Care to turn your understanding of stewardship on its ear? Consider your board meeting in light of Jesus’s scary parable of the talents in Matthew 25. What does it mean to be steward of a school? It doesn’t mean keeping it safe! What does it mean to risk your school—which is, after all, more than just a coin; it’s a spirited, living entity—for the sake of the kingdom? You can’t answer that question alone. The school has been entrusted to the board—itself a living, more-or-less spirited entity. And you are called to bring your whole self, all your insight, your unique understanding into the mix, and to do it unsparingly. Annie Dillard was speaking of her own calling when she put this in The Writing Life, but the lesson holds:
Give it, give it all, give it now. The impulse to save something good for a better place is the signal to spend it now. Something more will arise for later, something better. These things fill from behind, from beneath, like well water. Similarly the impulse to keep to yourself what you have learned is not only shameful, it is destructive.
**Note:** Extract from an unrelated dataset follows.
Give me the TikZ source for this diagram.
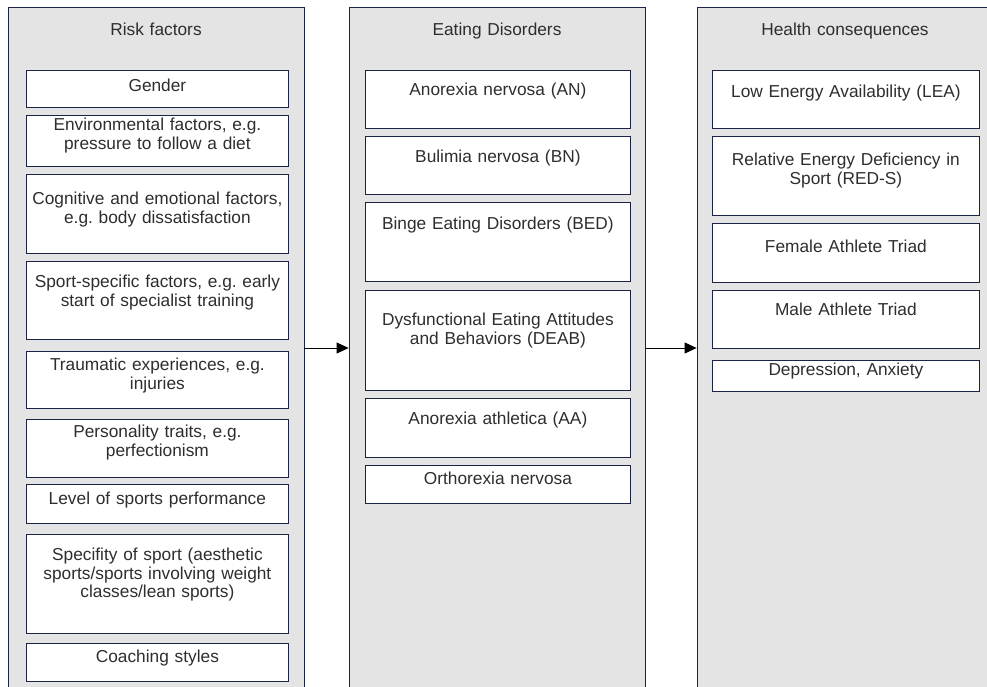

Anything you do not give freely and abundantly becomes lost to you. You open your safe and find ashes.
There is a science to the study of scripture, and it is good to honor the gift and those who have it. It is good to learn from them. But there is an art to living a life formed by the word, and part of that art is a willingness to connect text to life, life to text, and to be generous and expansive in the sharing. It’s part of how the Spirit gives life.